SET TASK: Looking at the listing beneath, work out how many lines hold "this" and report only that figure.

>> begin STORED DATA

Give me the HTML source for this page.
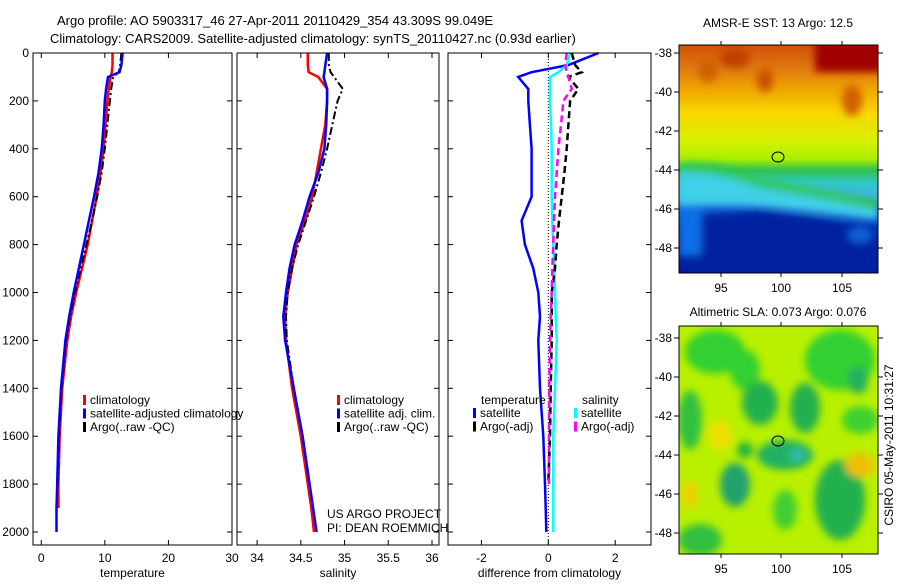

>> end STORED DATA
>> begin STORED DATA

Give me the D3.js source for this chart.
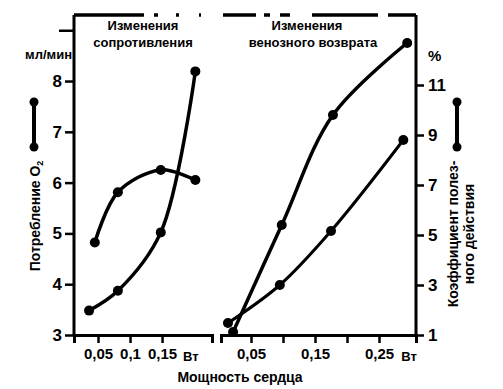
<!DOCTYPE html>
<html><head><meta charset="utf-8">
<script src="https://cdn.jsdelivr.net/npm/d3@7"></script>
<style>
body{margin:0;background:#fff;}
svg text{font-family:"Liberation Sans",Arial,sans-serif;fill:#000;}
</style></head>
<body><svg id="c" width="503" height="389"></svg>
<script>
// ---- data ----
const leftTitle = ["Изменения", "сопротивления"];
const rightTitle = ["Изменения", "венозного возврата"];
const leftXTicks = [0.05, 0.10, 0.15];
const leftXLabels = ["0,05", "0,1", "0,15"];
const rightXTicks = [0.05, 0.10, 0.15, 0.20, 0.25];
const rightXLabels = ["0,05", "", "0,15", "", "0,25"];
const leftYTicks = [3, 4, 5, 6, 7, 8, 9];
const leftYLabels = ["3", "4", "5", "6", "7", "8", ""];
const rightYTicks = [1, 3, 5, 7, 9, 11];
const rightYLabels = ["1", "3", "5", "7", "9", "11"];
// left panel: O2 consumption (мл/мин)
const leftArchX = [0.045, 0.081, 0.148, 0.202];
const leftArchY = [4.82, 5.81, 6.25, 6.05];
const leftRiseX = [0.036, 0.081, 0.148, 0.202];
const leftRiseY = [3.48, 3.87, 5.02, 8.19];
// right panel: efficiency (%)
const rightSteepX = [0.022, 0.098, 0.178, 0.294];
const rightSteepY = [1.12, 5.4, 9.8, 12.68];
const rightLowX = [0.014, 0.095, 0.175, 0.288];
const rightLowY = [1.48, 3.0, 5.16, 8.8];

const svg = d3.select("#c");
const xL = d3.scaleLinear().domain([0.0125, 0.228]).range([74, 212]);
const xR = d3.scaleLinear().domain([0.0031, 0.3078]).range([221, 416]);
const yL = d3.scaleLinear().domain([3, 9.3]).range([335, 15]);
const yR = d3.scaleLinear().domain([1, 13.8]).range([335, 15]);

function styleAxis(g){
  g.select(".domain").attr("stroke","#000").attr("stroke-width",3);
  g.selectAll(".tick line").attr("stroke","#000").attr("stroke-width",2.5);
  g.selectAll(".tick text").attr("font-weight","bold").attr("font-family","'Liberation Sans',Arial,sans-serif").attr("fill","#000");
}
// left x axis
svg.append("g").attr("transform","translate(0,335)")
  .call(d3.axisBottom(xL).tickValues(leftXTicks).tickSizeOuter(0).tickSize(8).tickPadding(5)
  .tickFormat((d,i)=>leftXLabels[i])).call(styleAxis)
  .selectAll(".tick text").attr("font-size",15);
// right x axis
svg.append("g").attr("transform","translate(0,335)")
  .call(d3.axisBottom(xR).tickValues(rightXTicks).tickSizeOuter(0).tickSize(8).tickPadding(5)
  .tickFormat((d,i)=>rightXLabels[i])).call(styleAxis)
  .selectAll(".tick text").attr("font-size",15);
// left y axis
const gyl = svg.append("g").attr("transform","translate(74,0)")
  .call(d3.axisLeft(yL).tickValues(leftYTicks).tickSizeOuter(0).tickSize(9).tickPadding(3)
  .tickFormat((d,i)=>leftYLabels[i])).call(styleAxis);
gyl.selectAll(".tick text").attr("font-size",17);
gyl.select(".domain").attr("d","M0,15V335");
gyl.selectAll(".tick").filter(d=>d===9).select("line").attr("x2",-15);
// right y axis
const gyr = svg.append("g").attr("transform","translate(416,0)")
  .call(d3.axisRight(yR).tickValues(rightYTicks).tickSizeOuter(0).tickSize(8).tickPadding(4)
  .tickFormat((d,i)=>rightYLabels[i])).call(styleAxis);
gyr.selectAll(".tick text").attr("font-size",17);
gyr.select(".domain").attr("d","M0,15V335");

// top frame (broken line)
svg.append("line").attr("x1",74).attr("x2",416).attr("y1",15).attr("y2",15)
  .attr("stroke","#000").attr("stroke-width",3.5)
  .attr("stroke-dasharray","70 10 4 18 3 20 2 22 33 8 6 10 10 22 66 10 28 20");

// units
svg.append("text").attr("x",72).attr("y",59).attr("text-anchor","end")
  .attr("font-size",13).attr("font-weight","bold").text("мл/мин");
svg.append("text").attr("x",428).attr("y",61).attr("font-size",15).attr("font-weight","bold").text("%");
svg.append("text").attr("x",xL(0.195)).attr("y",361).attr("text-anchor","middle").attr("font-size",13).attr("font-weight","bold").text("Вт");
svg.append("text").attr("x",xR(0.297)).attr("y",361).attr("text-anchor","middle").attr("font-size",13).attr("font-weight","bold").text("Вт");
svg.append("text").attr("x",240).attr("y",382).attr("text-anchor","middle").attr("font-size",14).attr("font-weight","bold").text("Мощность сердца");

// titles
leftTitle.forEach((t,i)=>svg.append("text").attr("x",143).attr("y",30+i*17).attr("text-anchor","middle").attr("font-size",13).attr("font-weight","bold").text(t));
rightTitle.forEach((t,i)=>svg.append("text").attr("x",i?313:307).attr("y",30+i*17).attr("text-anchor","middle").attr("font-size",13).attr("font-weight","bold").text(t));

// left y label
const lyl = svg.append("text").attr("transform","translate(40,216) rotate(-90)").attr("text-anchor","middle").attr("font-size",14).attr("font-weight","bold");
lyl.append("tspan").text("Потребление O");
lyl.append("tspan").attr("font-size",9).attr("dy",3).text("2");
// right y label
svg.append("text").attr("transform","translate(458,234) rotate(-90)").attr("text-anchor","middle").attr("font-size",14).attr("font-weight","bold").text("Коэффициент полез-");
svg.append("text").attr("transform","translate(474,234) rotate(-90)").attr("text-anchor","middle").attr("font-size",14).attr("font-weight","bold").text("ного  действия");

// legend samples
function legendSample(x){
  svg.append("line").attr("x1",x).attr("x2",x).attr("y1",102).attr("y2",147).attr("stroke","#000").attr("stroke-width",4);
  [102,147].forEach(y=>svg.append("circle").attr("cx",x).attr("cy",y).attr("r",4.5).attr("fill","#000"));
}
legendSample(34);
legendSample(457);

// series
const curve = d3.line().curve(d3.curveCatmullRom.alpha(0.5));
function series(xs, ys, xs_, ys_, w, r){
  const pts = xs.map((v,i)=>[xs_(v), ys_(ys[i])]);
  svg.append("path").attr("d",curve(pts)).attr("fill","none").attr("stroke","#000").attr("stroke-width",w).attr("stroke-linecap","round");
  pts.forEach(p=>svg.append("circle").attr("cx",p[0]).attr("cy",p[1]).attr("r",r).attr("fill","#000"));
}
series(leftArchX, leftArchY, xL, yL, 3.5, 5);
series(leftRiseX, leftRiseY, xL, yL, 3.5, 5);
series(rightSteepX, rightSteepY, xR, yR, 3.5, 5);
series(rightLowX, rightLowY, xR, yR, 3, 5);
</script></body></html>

>> end STORED DATA
>> begin STORED DATA

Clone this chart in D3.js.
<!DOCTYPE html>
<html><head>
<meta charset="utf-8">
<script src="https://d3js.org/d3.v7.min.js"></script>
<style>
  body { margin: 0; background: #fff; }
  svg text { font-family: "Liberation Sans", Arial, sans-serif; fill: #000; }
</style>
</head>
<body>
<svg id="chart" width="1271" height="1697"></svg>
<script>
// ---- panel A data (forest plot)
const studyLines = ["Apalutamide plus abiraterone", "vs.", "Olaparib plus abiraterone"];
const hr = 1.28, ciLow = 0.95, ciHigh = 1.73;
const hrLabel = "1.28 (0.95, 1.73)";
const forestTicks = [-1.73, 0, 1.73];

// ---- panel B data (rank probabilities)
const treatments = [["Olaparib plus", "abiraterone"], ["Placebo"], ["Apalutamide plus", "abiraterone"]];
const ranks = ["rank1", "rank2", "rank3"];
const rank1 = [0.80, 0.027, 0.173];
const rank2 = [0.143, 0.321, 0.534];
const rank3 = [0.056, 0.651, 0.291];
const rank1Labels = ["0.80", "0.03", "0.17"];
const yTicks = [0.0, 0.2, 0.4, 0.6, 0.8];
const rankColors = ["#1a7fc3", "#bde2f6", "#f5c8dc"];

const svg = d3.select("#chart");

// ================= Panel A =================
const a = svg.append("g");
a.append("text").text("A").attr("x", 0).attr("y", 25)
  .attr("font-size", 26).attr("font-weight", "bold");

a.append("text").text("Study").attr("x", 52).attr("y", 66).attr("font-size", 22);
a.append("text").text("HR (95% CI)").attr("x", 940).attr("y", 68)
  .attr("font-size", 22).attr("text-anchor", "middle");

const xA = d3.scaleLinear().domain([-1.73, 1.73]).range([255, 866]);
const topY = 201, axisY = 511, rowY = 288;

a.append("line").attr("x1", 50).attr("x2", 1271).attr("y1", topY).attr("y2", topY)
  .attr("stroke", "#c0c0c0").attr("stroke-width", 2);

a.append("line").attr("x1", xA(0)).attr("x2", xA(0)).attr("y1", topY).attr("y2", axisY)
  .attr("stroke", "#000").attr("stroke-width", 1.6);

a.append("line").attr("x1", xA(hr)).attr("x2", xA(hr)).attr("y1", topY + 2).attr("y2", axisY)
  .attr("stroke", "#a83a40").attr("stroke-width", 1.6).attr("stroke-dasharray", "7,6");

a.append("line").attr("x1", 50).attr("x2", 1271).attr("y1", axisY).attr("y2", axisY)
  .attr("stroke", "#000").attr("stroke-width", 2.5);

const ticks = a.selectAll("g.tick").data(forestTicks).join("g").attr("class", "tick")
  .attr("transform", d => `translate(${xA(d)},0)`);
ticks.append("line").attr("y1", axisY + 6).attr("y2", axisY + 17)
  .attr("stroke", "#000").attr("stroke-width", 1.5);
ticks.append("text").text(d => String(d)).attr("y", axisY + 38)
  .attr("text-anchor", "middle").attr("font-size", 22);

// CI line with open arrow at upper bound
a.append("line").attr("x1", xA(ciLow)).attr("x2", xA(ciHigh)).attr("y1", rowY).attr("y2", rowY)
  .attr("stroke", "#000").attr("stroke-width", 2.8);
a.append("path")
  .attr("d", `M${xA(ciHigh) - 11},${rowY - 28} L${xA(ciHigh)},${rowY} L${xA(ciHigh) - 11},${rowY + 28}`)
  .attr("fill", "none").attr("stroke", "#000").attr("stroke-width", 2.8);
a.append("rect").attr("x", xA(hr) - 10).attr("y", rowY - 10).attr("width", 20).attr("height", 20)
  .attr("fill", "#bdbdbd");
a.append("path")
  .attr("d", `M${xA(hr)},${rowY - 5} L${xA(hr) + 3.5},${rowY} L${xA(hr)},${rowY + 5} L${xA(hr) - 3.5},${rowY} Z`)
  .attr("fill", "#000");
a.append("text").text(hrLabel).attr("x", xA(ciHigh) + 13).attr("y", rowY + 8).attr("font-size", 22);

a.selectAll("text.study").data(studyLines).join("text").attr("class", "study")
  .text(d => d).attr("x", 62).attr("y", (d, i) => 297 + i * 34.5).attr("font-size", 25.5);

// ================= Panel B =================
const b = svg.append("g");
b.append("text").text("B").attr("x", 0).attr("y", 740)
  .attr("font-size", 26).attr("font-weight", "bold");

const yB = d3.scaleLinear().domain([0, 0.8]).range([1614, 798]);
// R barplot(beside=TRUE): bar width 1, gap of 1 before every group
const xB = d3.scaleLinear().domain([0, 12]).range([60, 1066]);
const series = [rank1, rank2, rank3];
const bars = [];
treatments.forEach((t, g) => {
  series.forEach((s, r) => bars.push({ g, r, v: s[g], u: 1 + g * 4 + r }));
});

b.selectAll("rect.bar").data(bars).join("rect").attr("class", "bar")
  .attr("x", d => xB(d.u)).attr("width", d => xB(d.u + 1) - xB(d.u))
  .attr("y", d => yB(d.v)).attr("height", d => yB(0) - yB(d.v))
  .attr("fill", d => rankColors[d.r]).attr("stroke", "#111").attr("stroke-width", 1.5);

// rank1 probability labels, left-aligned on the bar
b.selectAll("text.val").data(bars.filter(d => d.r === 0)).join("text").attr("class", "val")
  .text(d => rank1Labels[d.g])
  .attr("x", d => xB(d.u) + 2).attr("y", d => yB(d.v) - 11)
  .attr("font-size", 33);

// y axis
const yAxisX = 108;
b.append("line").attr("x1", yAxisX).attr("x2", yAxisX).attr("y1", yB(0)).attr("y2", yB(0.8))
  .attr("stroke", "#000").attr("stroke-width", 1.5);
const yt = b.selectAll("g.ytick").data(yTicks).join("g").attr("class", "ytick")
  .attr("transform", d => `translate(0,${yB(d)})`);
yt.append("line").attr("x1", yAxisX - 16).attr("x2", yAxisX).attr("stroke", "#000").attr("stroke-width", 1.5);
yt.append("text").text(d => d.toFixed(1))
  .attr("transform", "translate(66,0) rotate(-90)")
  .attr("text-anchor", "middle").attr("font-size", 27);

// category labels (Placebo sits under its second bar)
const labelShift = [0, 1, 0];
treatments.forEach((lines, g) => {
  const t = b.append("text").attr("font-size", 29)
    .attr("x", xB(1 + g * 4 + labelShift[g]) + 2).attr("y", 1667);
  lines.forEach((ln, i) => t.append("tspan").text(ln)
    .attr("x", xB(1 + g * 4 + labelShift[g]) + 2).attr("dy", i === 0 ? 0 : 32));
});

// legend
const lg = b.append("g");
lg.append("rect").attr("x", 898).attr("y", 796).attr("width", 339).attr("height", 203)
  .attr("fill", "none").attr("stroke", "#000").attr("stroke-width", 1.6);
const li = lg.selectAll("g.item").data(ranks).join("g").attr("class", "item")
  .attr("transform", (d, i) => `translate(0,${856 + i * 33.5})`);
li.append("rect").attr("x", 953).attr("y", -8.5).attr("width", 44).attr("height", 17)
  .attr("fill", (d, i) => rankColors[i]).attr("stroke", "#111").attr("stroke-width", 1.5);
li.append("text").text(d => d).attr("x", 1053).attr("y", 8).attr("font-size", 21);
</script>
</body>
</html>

>> end STORED DATA

OUTPUT OF THE EXERCISE: 3